Scammers Target Vegas Area With Credit Card Scheme, Metro Police Warn

As if there weren’t enough things to worry about. Your credit card information may be stolen by simply using it in local retail stores, the Las Vegas Metropolitan Police warn.

Scammers have recently been targeting the Las Vegas area by using EMV (Smart Chip) “skimmers,” according to metro police‘s Twitter.

These “skimmers” are sleek, discrete add-ons to credit card machines that can be easily overlooked. These small devices can collect information from thousands of cards and even steal PIN number information.

The police say when unsuspecting customers insert their cards in a machine, the skimmer will still processes the purchase while simultaneously collecting your card’s data. The customer thinks they made an innocent purchase when in reality, scammers have just collected their credit card information.

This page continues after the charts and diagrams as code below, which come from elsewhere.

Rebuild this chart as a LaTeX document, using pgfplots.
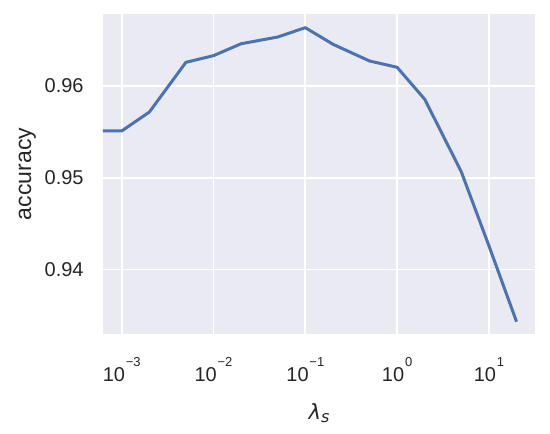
\documentclass[border=0pt]{standalone}
\usepackage{fontspec}
\setmainfont{Liberation Sans}
\newfontfamily\djv{DejaVu Sans}
\usepackage{pgfplots}
\pgfplotsset{compat=1.18}
\definecolor{sbbg}{HTML}{EAEAF2}
\definecolor{sbblue}{HTML}{4C72B0}
\definecolor{sbtext}{HTML}{262626}
\newcommand{\tensup}[1]{10\hspace{0.4pt}\raisebox{7.85pt}{\fontsize{6.5}{7}\selectfont #1}}
\begin{document}
\begin{tikzpicture}
\path[use as bounding box] (-51.5pt,-49.5pt) rectangle (223.5pt,167pt);
\begin{axis}[
  scale only axis,
  width=216pt, height=160pt,
  xmode=log,
  xmin=6.25e-4, xmax=31.77,
  ymin=0.93296, ymax=0.96785,
  axis background/.style={fill=sbbg},
  axis line style={draw=none},
  major tick length=0pt, minor tick length=0pt,
  grid=major,
  major grid style={white, line width=0.85pt},
  xtick={0.001,0.01,0.1,1,10},
  xticklabels={\tensup{−3},\tensup{−2},\tensup{−1},\tensup{0},\tensup{1}},
  ytick={0.94,0.95,0.96},
  yticklabels={0.94,0.95,0.96},
  minor xtick={},
  xminorgrids=false,
  ticklabel style={text=sbtext, font=\fontsize{10}{12}\selectfont, inner sep=0pt},
  yticklabel style={anchor=east, xshift=-9.5pt},
  xticklabel style={anchor=north, yshift=-11.35pt},
  xlabel={{\djv\itshape λ}\raisebox{-1.35pt}{\djv\itshape\fontsize{8}{9}\selectfont s}},
  ylabel={accuracy},
  xlabel style={at={(axis description cs:0.5,0)}, anchor=north, yshift=-34.65pt, inner sep=0pt, text=sbtext, font=\fontsize{10.5}{12}\selectfont},
  ylabel style={at={(axis description cs:-0.196,0.5)}, anchor=north, inner sep=0pt, text=sbtext, font=\fontsize{11.5}{13}\selectfont},
  clip=true,
]
\addplot[sbblue, line width=1.5pt, line join=round] coordinates {
  (0.0005,0.9551)
  (0.001,0.9551)
  (0.002,0.95716)
  (0.005,0.96258)
  (0.01,0.96331)
  (0.02,0.96461)
  (0.05,0.96534)
  (0.1,0.96636)
  (0.2,0.96455)
  (0.5,0.96273)
  (1,0.96204)
  (2,0.95855)
  (5,0.95065)
  (10,0.94258)
  (20,0.93430)
};
\end{axis}
\end{tikzpicture}
\end{document}
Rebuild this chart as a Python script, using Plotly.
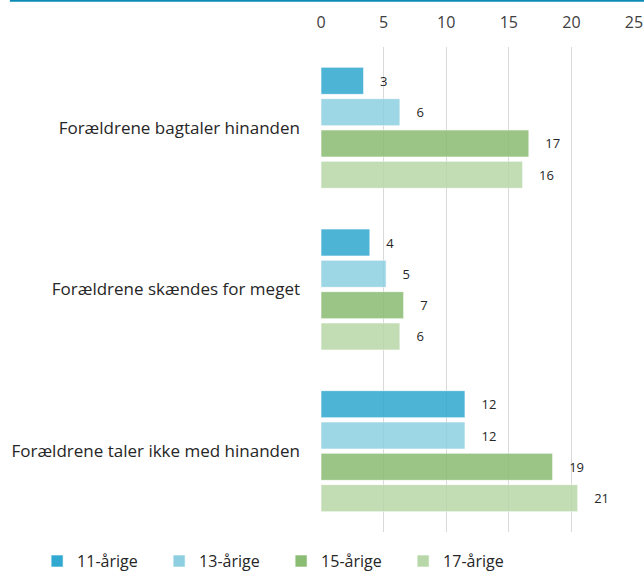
import plotly.graph_objects as go

# Categories (top to bottom) and values per age group
categories = [
    "Forældrene bagtaler hinanden",
    "Forældrene skændes for meget",
    "Forældrene taler ikke med hinanden",
]
series_names = ["11-årige", "13-årige", "15-årige", "17-årige"]

values_11 = [3.4, 3.9, 11.5]
values_13 = [6.3, 5.2, 11.5]
values_15 = [16.6, 6.6, 18.5]
values_17 = [16.1, 6.3, 20.5]

labels_11 = ["3", "4", "12"]
labels_13 = ["6", "5", "12"]
labels_15 = ["17", "7", "19"]
labels_17 = ["16", "6", "21"]

tick_values = [0, 5, 10, 15, 20, 25]

colors = ["#30a8d0", "#8dcfe1", "#8abc73", "#b8d7a8"]

all_values = [values_11, values_13, values_15, values_17]
all_labels = [labels_11, labels_13, labels_15, labels_17]

pad = "\u00a0" * 4

fig = go.Figure()

for name, vals, labs, col in zip(series_names, all_values, all_labels, colors):
    fig.add_trace(go.Bar(
        y=categories,
        x=vals,
        name=name,
        orientation="h",
        marker=dict(color=col, opacity=0.85,
                    line=dict(color="rgba(255,255,255,0.6)", width=1)),
        text=[pad + t for t in labs],
        textposition="outside",
        cliponaxis=False,
        textfont=dict(family="Open Sans", size=13, color="#262626"),
        hoverinfo="skip",
    ))

# teal rule along the top edge
fig.add_shape(
    type="line",
    xref="paper", yref="paper",
    x0=-0.994, x1=1.05, y0=1.0955, y1=1.0955,
    line=dict(color="#0a8ab5", width=2),
)

# figure is taller than the window so the legend runs off the bottom edge
fig.update_layout(
    width=644,
    height=600,
    barmode="group",
    bargap=0.225,
    bargroupgap=0.137,
    plot_bgcolor="white",
    paper_bgcolor="white",
    margin=dict(l=321, r=10, t=47, b=68),
    font=dict(family="Open Sans", color="#262626"),
    showlegend=True,
    legend=dict(
        orientation="h",
        xref="paper", yref="paper",
        x=-0.907, y=-0.025,
        xanchor="left", yanchor="top",
        entrywidth=77, entrywidthmode="pixels",
        font=dict(size=16, color="#262626"),
        traceorder="normal",
    ),
)

fig.update_xaxes(
    side="top",
    range=[0, 25],
    tickvals=tick_values,
    showgrid=True,
    gridcolor="#d9d9d9",
    gridwidth=1,
    zeroline=False,
    showline=False,
    automargin=False,
    tickfont=dict(size=16, color="#404040"),
    ticklabelstandoff=15,
)

fig.update_yaxes(
    autorange="reversed",
    showgrid=False,
    showline=False,
    automargin=False,
    ticks="",
    tickfont=dict(size=17, color="#262626"),
    ticklabelstandoff=20,
)

fig.write_html(
    "out.html",
    config={"displayModeBar": False},
    post_script="document.body.style.margin='0';document.body.style.overflow='hidden';",
)
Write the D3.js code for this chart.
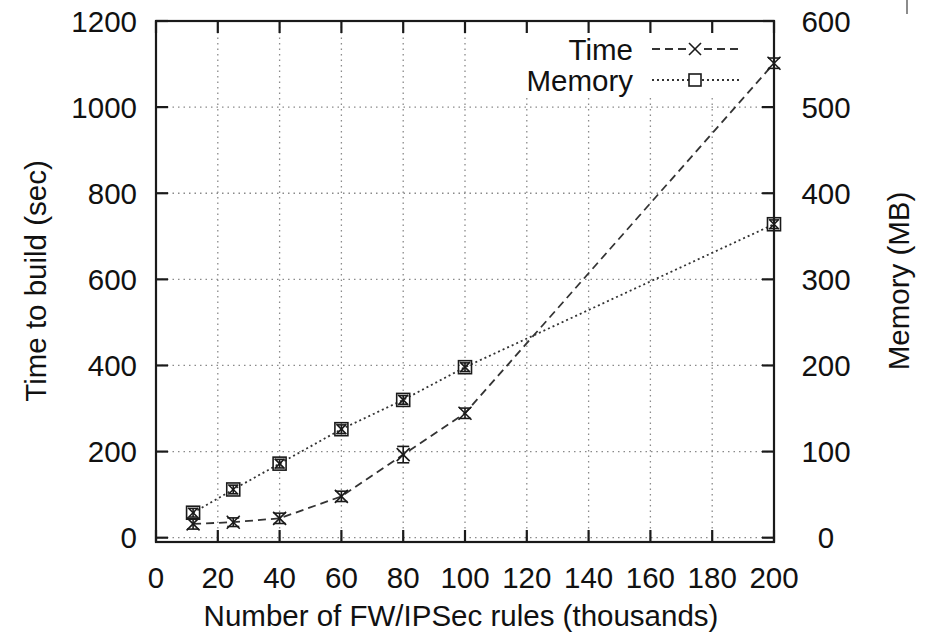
<!DOCTYPE html>
<html><head><meta charset="utf-8">
<script src="https://cdn.jsdelivr.net/npm/d3@7"></script>
<style>
html,body{margin:0;padding:0;background:#fff;}
svg{display:block;}
text{font-family:"Liberation Sans",Arial,Helvetica,sans-serif;fill:#111;}
</style></head>
<body>
<svg id="chart" width="930" height="634"></svg>
<script>
// ---- data ----
const rules    = [12, 25, 40, 60, 80, 100, 200];      // thousands of FW/IPSec rules
const timeSec  = [32, 36, 45, 96, 193, 289, 1102];    // time to build (sec)
const timeErr  = [12, 10, 12, 12, 19, 12, 12];        // error (sec)
const memoryMB = [29, 56, 86, 126, 160, 198, 364];    // memory (MB)
const memErr   = [5, 5, 5, 5, 5, 5, 5];               // error (MB)
const xTicks   = [0, 20, 40, 60, 80, 100, 120, 140, 160, 180, 200];
const yTicks   = [0, 200, 400, 600, 800, 1000, 1200];
const y2Ticks  = [0, 100, 200, 300, 400, 500, 600];
const seriesNames = ["Time", "Memory"];

const svg = d3.select("#chart");
const L = 156, R = 774, T = 21, B = 542;
const x  = d3.scaleLinear().domain([0, 200]).range([L, R]);
const y  = d3.scaleLinear().domain([-10, 1200]).range([B, T]);
const y2 = d3.scaleLinear().domain([-5, 600]).range([B, T]);
const FS = 29.5;
const ink = "#1a1a1a";

// grid
const grid = svg.append("g").attr("stroke", "#8a8a8a").attr("stroke-width", 1.3)
  .attr("stroke-dasharray", "1.5,4");
xTicks.filter(v => v > 0 && v < 200).forEach(v => {
  grid.append("line").attr("x1", x(v)).attr("x2", x(v)).attr("y1", T).attr("y2", B);
});
yTicks.filter(v => v < 1200).forEach(v => {
  grid.append("line").attr("x1", L).attr("x2", R).attr("y1", y(v)).attr("y2", y(v));
});

// legend background (hides grid)
svg.append("rect").attr("x", 526).attr("y", T).attr("width", R - 526).attr("height", 76)
  .attr("fill", "#fff");

// lines
const pts = (ys, sc) => rules.map((r, i) => [x(r), sc(ys[i])]);
const line = d3.line();
svg.append("path").attr("d", line(pts(timeSec, y))).attr("fill", "none")
  .attr("stroke", "#333").attr("stroke-width", 1.8).attr("stroke-dasharray", "8,5");
svg.append("path").attr("d", line(pts(memoryMB, y2))).attr("fill", "none")
  .attr("stroke", "#333").attr("stroke-width", 1.8).attr("stroke-dasharray", "2,3");

// markers
function cross(g, cx, cy, s) {
  g.append("line").attr("x1", cx - s).attr("y1", cy - s).attr("x2", cx + s).attr("y2", cy + s);
  g.append("line").attr("x1", cx - s).attr("y1", cy + s).attr("x2", cx + s).attr("y2", cy - s);
}
function errbar(g, cx, cyLo, cyHi, w) {
  g.append("line").attr("x1", cx).attr("x2", cx).attr("y1", cyLo).attr("y2", cyHi);
  g.append("line").attr("x1", cx - w).attr("x2", cx + w).attr("y1", cyLo).attr("y2", cyLo);
  g.append("line").attr("x1", cx - w).attr("x2", cx + w).attr("y1", cyHi).attr("y2", cyHi);
}
const mk = svg.append("g").attr("stroke", ink).attr("stroke-width", 1.6).attr("fill", "none");
rules.forEach((r, i) => {
  const cx = x(r);
  // time
  cross(mk, cx, y(timeSec[i]), 6.5);
  errbar(mk, cx, y(timeSec[i] - timeErr[i]), y(timeSec[i] + timeErr[i]), 6);
  // memory
  const cy = y2(memoryMB[i]);
  mk.append("rect").attr("x", cx - 6.5).attr("y", cy - 6.5).attr("width", 13).attr("height", 13);
  cross(mk, cx, cy, 5);
  errbar(mk, cx, y2(memoryMB[i] - memErr[i]), y2(memoryMB[i] + memErr[i]), 4);
});

// frame
const fr = svg.append("g").attr("stroke", ink).attr("stroke-width", 2.2).attr("fill", "none");
fr.append("rect").attr("x", L).attr("y", T).attr("width", R - L).attr("height", B - T);
const TL = 12;
xTicks.forEach(v => {
  fr.append("line").attr("x1", x(v)).attr("x2", x(v)).attr("y1", B).attr("y2", B - TL);
  fr.append("line").attr("x1", x(v)).attr("x2", x(v)).attr("y1", T).attr("y2", T + TL);
});
yTicks.forEach(v => {
  fr.append("line").attr("x1", L).attr("x2", L + TL).attr("y1", y(v)).attr("y2", y(v));
});
y2Ticks.forEach(v => {
  fr.append("line").attr("x1", R).attr("x2", R - TL).attr("y1", y2(v)).attr("y2", y2(v));
});

// tick labels
const lab = svg.append("g").attr("font-size", FS);
xTicks.forEach(v => {
  lab.append("text").attr("x", x(v)).attr("y", 588).attr("text-anchor", "middle").text(v);
});
yTicks.forEach(v => {
  lab.append("text").attr("x", 137).attr("y", y(v)).attr("dy", "0.36em")
    .attr("text-anchor", "end").text(v);
});
y2Ticks.forEach(v => {
  lab.append("text").attr("x", 826).attr("y", y2(v)).attr("dy", "0.36em")
    .attr("text-anchor", "middle").text(v);
});

// axis titles
lab.append("text").attr("x", 461).attr("y", 626).attr("text-anchor", "middle")
  .text("Number of FW/IPSec rules (thousands)");
lab.append("text").attr("transform", "translate(46,281) rotate(-90)")
  .attr("text-anchor", "middle").text("Time to build (sec)");
lab.append("text").attr("transform", "translate(909,281) rotate(-90)")
  .attr("text-anchor", "middle").text("Memory (MB)");

// legend
const lg = svg.append("g");
const rowsY = [49, 80];
seriesNames.forEach((name, i) => {
  lg.append("text").attr("x", 633).attr("y", rowsY[i]).attr("dy", "0.36em")
    .attr("font-size", FS).attr("text-anchor", "end").text(name);
  lg.append("line").attr("x1", 652).attr("x2", 739).attr("y1", rowsY[i]).attr("y2", rowsY[i])
    .attr("stroke", "#333").attr("stroke-width", 1.8)
    .attr("stroke-dasharray", i === 0 ? "8,5" : "2,3");
});
const lgm = lg.append("g").attr("stroke", ink).attr("stroke-width", 1.6).attr("fill", "none");
lgm.append("rect").attr("x", 689).attr("y", rowsY[0] - 8).attr("width", 12).attr("height", 16)
  .attr("fill", "#fff").attr("stroke", "none");
cross(lgm, 695, rowsY[0], 6);
lgm.append("rect").attr("x", 689).attr("y", rowsY[1] - 6).attr("width", 12).attr("height", 12)
  .attr("fill", "#fff");

// small stray mark at top right of the original image
svg.append("line").attr("x1", 907).attr("x2", 907).attr("y1", 0).attr("y2", 14)
  .attr("stroke", "#666").attr("stroke-width", 1.5);
</script>
</body></html>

Due to the discrete nature of “skimmers,” these devices can stay in place for a long period of time, which makes this a big problem, police said on Twitter. “Skimmers” are commonly found in ATMs, gas station pumps and “unmonitoredpay stations.

According to the Federal Trade Commission, consumers often don’t notice their information was stolen until the bank sends a statement or an overdraft notice.

To avoid being a victim to this scam, here are a few tips to spot these devices so you can protect your financial security.

  • Pull On The PIN Pad, Las Vegas Metro Police Say

    Although “skimmers” are small, these devices are not impossible to find. Las Vegas Metro Police said on Twitter that compromised credit card machines with “skimmers” often stick out and are noticeably different than other PIN pads.

    You can further check to see if there’s a “skimming” device inserted in the machine by pulling on the PIN-pad hood. By pulling on the hood, the skimmer may come loose from the credit card terminal, police said.

  • FBI Says To "Inspect" before Paying

    Skimming | Federal Bureau of Investigation

    Skimming occurs when devices illegally installed on ATMs, point-of-sale (POS) terminals, or fuel pumps capture data or record cardholders' PINs. Criminals use the data to create fake debit or credit cards and then steal from victims' accounts. It is estimated that skimming costs financial institutions and consumers more than $1 billion each year.

    The Federal Bureau of Investigation says consumers should inspect ATMs, point-of-sale (POS) terminals and other card readers before using them. If the machine appears to be crooked, damaged or scratched then you shouldn’t use it.

  • Did You Possible Find A Possible 'Skimmer?'

    Las Vegas Metro Police recommends that if you find a “skimming” device, do not tamper with it. Instead, alert a store employee and call “311.”

    And as always, it’s important to contact your financial institution if your credit card information was stolen or comprised. Be vigilant, pay attention to your online banking app and be safe!